The enlisted leaders argue that the changes to retirement have shaken the foundation of those currently serving and worry the legislation could damage readiness and retention.
Without people, they said, there would be no one to run the hardware the Pentagon wrangles to fund or fight wars.
“The mission is always going to be first, but you can’t complete a mission without taking care of your people first. There’s many places they can cut the budget vice going after military personnel,” Kent said.
According to Military Times calculations, a service member who retires as an E-7 with 22 years of service would see an average loss of $100,000 by the time he or she reached age 62, while an O-5 stands to lose $121,000.
Of the enlisted leaders who spoke out, Tilley would be unaffected by the cuts because of his age. Kent and Patton would face two to three years of COLA reductions while Bowen, Roy and Campa would all see at least five years of COLA cuts.
None of the flag officers who spoke in favor of the cuts would be affected by the reductions. The three four-stars will earn, combined, more than $560,800 in retirement pay in 2014.
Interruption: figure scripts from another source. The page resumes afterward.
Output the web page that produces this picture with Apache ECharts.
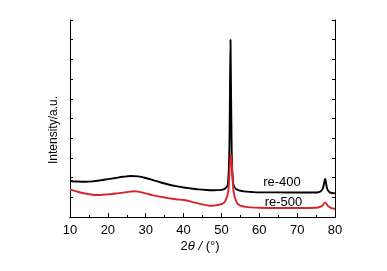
<!DOCTYPE html>
<html>
<head>
<meta charset="utf-8">
<script src="https://cdn.jsdelivr.net/npm/echarts@6/dist/echarts.min.js"></script>
<style>
  html, body { margin: 0; padding: 0; background: #fff; }
  #main { width: 387px; height: 271px; }
</style>
</head>
<body>
<div id="main"></div>
<script>
// re-400 (black)
var x400 = [10, 12, 14, 16, 18, 20, 22, 24, 26, 28, 30, 32, 34, 36, 38, 40, 42, 44, 46, 48, 50, 51, 51.7, 52.1, 52.4, 52.7, 53.1, 54, 56, 58, 60, 65, 70, 74, 76, 76.8, 77.4, 77.9, 78.6, 80];
var y400 = [1.83, 1.80, 1.79, 1.81, 1.86, 1.92, 1.98, 2.04, 2.08, 2.06, 1.98, 1.87, 1.75, 1.65, 1.57, 1.50, 1.45, 1.40, 1.37, 1.36, 1.38, 1.45, 1.65, 3.5, 9.0, 3.5, 1.70, 1.40, 1.30, 1.27, 1.25, 1.25, 1.24, 1.24, 1.28, 1.45, 1.93, 1.45, 1.25, 1.20];
// re-500 (red)
var x500 = [10, 12, 14, 16, 18, 20, 22, 24, 26, 27, 28, 30, 32, 34, 36, 38, 40, 42, 44, 46, 47, 48, 50, 51, 51.8, 52.2, 52.5, 52.8, 53.2, 54, 55, 57, 60, 65, 70, 75, 76.5, 77.4, 78.2, 79, 80];
var y500 = [1.40, 1.28, 1.19, 1.13, 1.12, 1.15, 1.19, 1.24, 1.29, 1.31, 1.29, 1.20, 1.10, 1.02, 0.96, 0.90, 0.86, 0.78, 0.68, 0.60, 0.57, 0.58, 0.65, 0.80, 1.30, 2.50, 3.20, 2.50, 1.30, 0.75, 0.58, 0.50, 0.47, 0.46, 0.46, 0.47, 0.55, 0.73, 0.55, 0.45, 0.41];
var seriesNames = ['re-400', 're-500'];
var labelPos = [[66.0, 1.75], [66.4, 0.74]];

function pairs(xs, ys) {
    var out = [];
    for (var i = 0; i < xs.length; i++) out.push([xs[i], ys[i]]);
    return out;
}

var FONT = 'Liberation Sans, Arial, sans-serif';
var axisLineStyle = { lineStyle: { color: '#000', width: 1 } };

var chart = echarts.init(document.getElementById('main'));
chart.setOption({
    animation: false,
    backgroundColor: '#fff',
    grid: { left: 70, right: 52, top: 20, bottom: 54 },
    xAxis: [{
        type: 'value', min: 10, max: 80, interval: 10,
        axisLine: axisLineStyle,
        axisTick: { inside: true, length: 4, lineStyle: { color: '#000' } },
        minorTick: { show: true, splitNumber: 2, length: 2, lineStyle: { color: '#000' } },
        splitLine: { show: false },
        axisLabel: { color: '#000', fontSize: 13, fontFamily: FONT, margin: 7 }
    }, {
        type: 'value', min: 10, max: 80, interval: 10, position: 'top',
        axisLine: axisLineStyle,
        axisTick: { show: false },
        splitLine: { show: false },
        axisLabel: { show: false }
    }],
    yAxis: [{
        type: 'value', min: 0, max: 10, interval: 1,
        axisLine: { show: true, lineStyle: { color: '#000', width: 1 } },
        axisTick: { show: true, inside: true, length: 3, lineStyle: { color: '#000' } },
        splitLine: { show: false },
        axisLabel: { show: false }
    }, {
        type: 'value', min: 0, max: 10, interval: 1, position: 'right',
        axisLine: { show: true, lineStyle: { color: '#000', width: 1 } },
        axisTick: { show: true, inside: true, length: 3, lineStyle: { color: '#000' } },
        splitLine: { show: false },
        axisLabel: { show: false }
    }],
    graphic: [{
        type: 'text', x: 200, y: 246,
        style: {
            text: '{a|2}{b|θ / }{a|(°)}',
            align: 'center', verticalAlign: 'middle',
            rich: {
                a: { fontSize: 13, fontFamily: FONT, fill: '#000' },
                b: { fontSize: 13, fontFamily: FONT, fontStyle: 'italic', fill: '#000' }
            }
        }
    }, {
        type: 'text', x: 54, y: 130, rotation: Math.PI / 2,
        style: {
            text: 'Intensity/a.u.', fontSize: 12, fontFamily: FONT, fill: '#000',
            align: 'center', verticalAlign: 'middle'
        }
    }],
    series: [{
        name: seriesNames[0], type: 'line', showSymbol: false, smooth: 0.3,
        data: pairs(x400, y400),
        lineStyle: { color: '#000', width: 1.9 },
        itemStyle: { color: '#000' },
        markPoint: {
            symbol: 'circle', symbolSize: 0,
            label: { show: true, formatter: seriesNames[0], color: '#000', fontSize: 13, fontFamily: FONT },
            data: [{ coord: labelPos[0] }]
        }
    }, {
        name: seriesNames[1], type: 'line', showSymbol: false, smooth: 0.3,
        data: pairs(x500, y500),
        lineStyle: { color: '#d7262b', width: 1.9 },
        itemStyle: { color: '#d7262b' },
        markPoint: {
            symbol: 'circle', symbolSize: 0,
            label: { show: true, formatter: seriesNames[1], color: '#000', fontSize: 13, fontFamily: FONT },
            data: [{ coord: labelPos[1] }]
        }
    }]
});
</script>
</body>
</html>
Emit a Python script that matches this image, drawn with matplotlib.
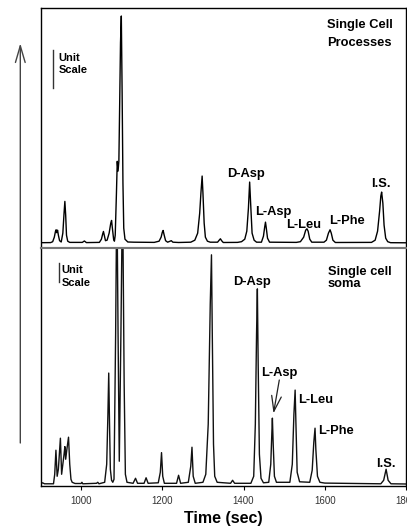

Yet the senior enlisted group said they don’t take issue with those or any other officers’ retirement pay. Instead, they believe someone needs to let lawmakers know that many retired service members do not have high-paying second careers and lack the education or experience to get one.
“God bless ’em,” Patton said, referring to the general officers. “They’ve earned what they get, and we’re not knocking them. But we served with an agreement that our retirement pay would keep up with inflation, and to use a COLA to control defense spending is ridiculous. I think we’ve already paid at the office.”
Members of the Joint Chiefs of Staff, including Army Gen. Ray Odierno, were surprised when news of the COLA reduction emerged during debate on the budget act, co-authored by Rep. Paul Ryan, R-Wis., and Sen. Patty Murray, D-Wash.
But Defense Secretary Chuck Hagel said the move opens a dialogue with Congress to “realign priorities and address needed reforms.”
The Military Compensation and Retirement Modernization Commission is in the process of reviewing the current pay and benefits packages and is expected to make recommendations on reform by 2015. Meanwhile, military support and veterans organizations are pressing for repeal of the COLA reductions.
President Obama signed the omnibus spending bill, which included a provision to overturn the cuts for medically retired personnel and survivors receiving annuities under the Survivor Benefits Plan. And several lawmakers have proposed legislation that would undo the cuts for all retirees.
The Senate Armed Services Committee will conduct a hearing Tuesday on the impact that the reductions, which are expected to save the federal government $6 billion, would have on retirees.
Campa said he will watch the legislation closely.
“I’ve heard people say it’s not a big deal — it’s not that much money. But if it’s not a lot, don’t do it, because the cost of doing this is too high a price to pay.”